Newcastle were in no mood to be denied, even by Champions League and FA Cup finalists Chelsea. Pardew even brought his side to Stamford Bridge early - arriving before the home team - to prepare.
And the evidence of what Pardew has assembled was there for all to see. Newcastle were disciplined, organised, tactically sound - but also had a flair and power to their play that makes them so potent.
It was not just Cisse who epitomised this. Even defenders are encouraged to play, with Davide Santon and Mike Williamson showing deft touches on the ball in tight situations.
Pardew has never lacked confidence and this is mirrored in his team. Newcastle play without fear but there is character at their heart. It would have been easy to feel sorry for themselves after Wigan. Not a bit of it.
Skilful work in the transfer market, accompanied by the shipping out of big dressing room characters such as Andy Carroll, Kevin Nolan and Joey Barton in financially astute deals, has allowed Pardew to build a side of his own, with due credit to owner Mike Ashley and the power behind the throne, chief scout Graham Carr.

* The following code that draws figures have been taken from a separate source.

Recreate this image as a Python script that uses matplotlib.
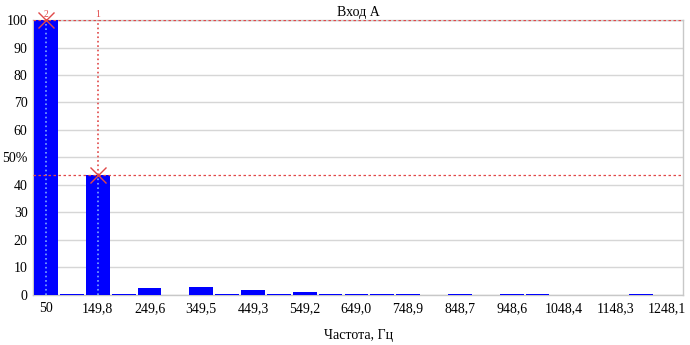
import matplotlib.pyplot as plt

# harmonic numbers and their share of the fundamental, %
harmonics = list(range(1, 26))
levels = [100, 0.4, 43.6, 0.4, 2.6, 0, 3.0, 0.4, 1.8, 0.4,
          1.1, 0.4, 0.4, 0.4, 0.4, 0, 0.4, 0, 0.4, 0.4,
          0, 0, 0, 0.4, 0]

# x tick labels (frequency, Hz) at odd harmonics
tick_harm = [1, 3, 5, 7, 9, 11, 13, 15, 17, 19, 21, 23, 25]
tick_freq = ['50', '149,8', '249,6', '349,5', '449,3', '549,2', '649,0',
             '748,9', '848,7', '948,6', '1048,4', '1148,3', '1248,1']

y_ticks = [0, 10, 20, 30, 40, 50, 60, 70, 80, 90, 100]
y_labels = ['0', '10', '20', '30', '40', '50%', '60', '70', '80', '90', '100']

# cursors: (harmonic, level, label)
cursors = [(1, 100, '2'), (3, 43.6, '1')]

plt.rcParams['font.family'] = ['Liberation Serif', 'DejaVu Serif']

fig = plt.figure(figsize=(6.9, 3.45), dpi=100)
ax = fig.add_axes([0.048, 0.145, 0.942, 0.797])

ax.bar(harmonics, levels, width=0.92, color='#0000ff', zorder=3)

ax.set_xlim(0.5, 25.63)
ax.set_ylim(0, 100)
ax.set_xticks(tick_harm)
ax.set_xticklabels(tick_freq, fontsize=10)
ax.set_yticks(y_ticks)
ax.set_yticklabels(y_labels, fontsize=10)
ax.tick_params(length=0, pad=4)
ax.tick_params(axis='x', pad=5)

ax.grid(axis='y', color='#d6d6d6', linewidth=1, zorder=0)
for s in ax.spines.values():
    s.set_color('#c8c8c8')
    s.set_linewidth(1)

ax.set_title('Вход А', fontsize=10, pad=3)
ax.set_xlabel('Частота, Гц', fontsize=10, labelpad=10)

# cursor lines and markers
for h, lv, lab in cursors:
    ax.axhline(lv, color='#e04848', linestyle=(0, (2, 2)), linewidth=0.9, zorder=4)
    ax.plot([h, h], [lv, 100], color='#e04848', linestyle=':', linewidth=1.2, zorder=4, clip_on=False)
    ax.plot([h, h], [0, lv], color='#7fa8ff', linestyle=':', linewidth=1.2, zorder=4)
    ax.plot(h, lv, marker='x', markersize=11, color='#e04848', mew=1.0, zorder=5, clip_on=False)
    ax.text(h, 100.5, lab, color='#e04848', fontsize=7, ha='center', va='bottom', zorder=5)

plt.savefig('out.png', dpi=100)
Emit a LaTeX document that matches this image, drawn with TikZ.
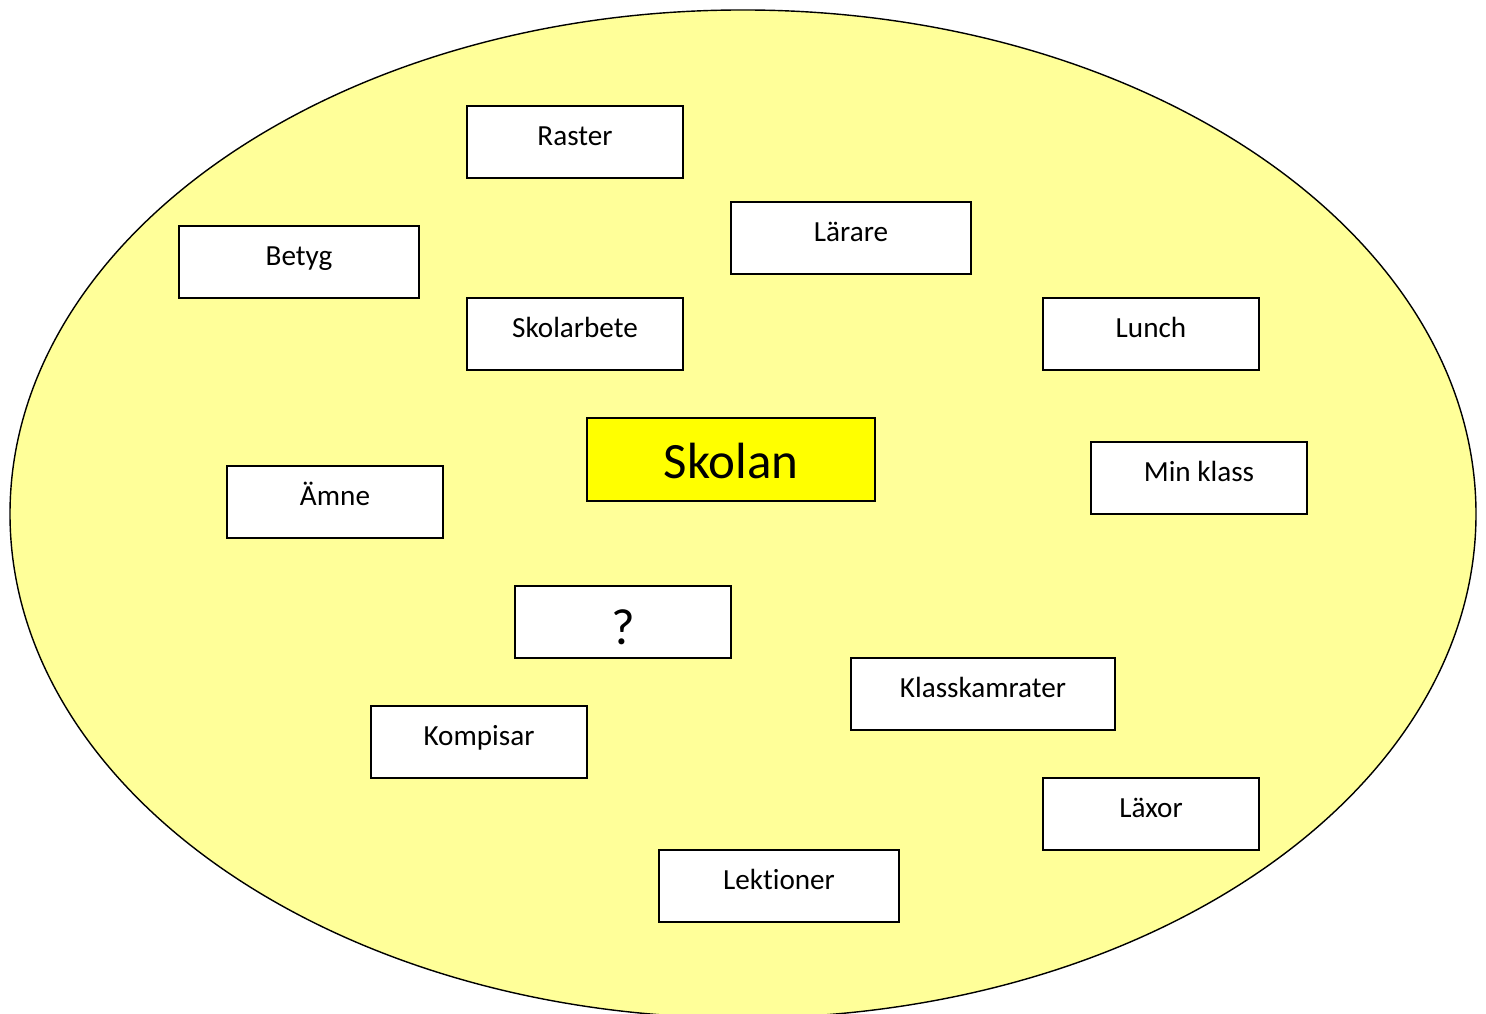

Plenty of clubs looked at the likes of Demba Ba, Yohan Cabaye and Santon. It was Newcastle who did business - and how handsomely they have been rewarded.
The jewel in the crown, though, has been Cisse. First scouted by Carr during his time in France, when he played for Metz and also had a spell on loan at Ligue 2 Chatearoux, it was his record with Freiburg in the Bundesliga that convinced Pardew and his scout he would apply the finishing touches to Newcastle's creation.
Pardew said: "We had been watching him for some time. Graham was watching him in France even before he went to Germany. Myself and Graham talked long and hard about the options and we both felt he was the one with the pedigree.
"He had two great seasons in the Bundesliga, with a team that was struggling, and you would have to say the quality of that league is not far behind our own Premier League."
And if you need a sum to underscore the wisdom of this deal, Newcastle got their man and still had £25m left in change from the £35m deal that took Carroll to Liverpool 15 months ago.
It is such shrewd manoeuvres that have contributed to the position Newcastle now find themselves in. The manner of their win at Stamford Bridge was testimony to it all.
Pardew may not have been in the frame to be England manager, but it is hard to imagine any other English manager looking back on their season with greater satisfaction.
Even if Newcastle do not finish in the top four and open up that great Champions League possibility, this has still been a magnificent effort - but Pardew and his players left Stamford Bridge in no mood to accept that consolation.
It will be a special occasion when title-chasing Manchester City come to town.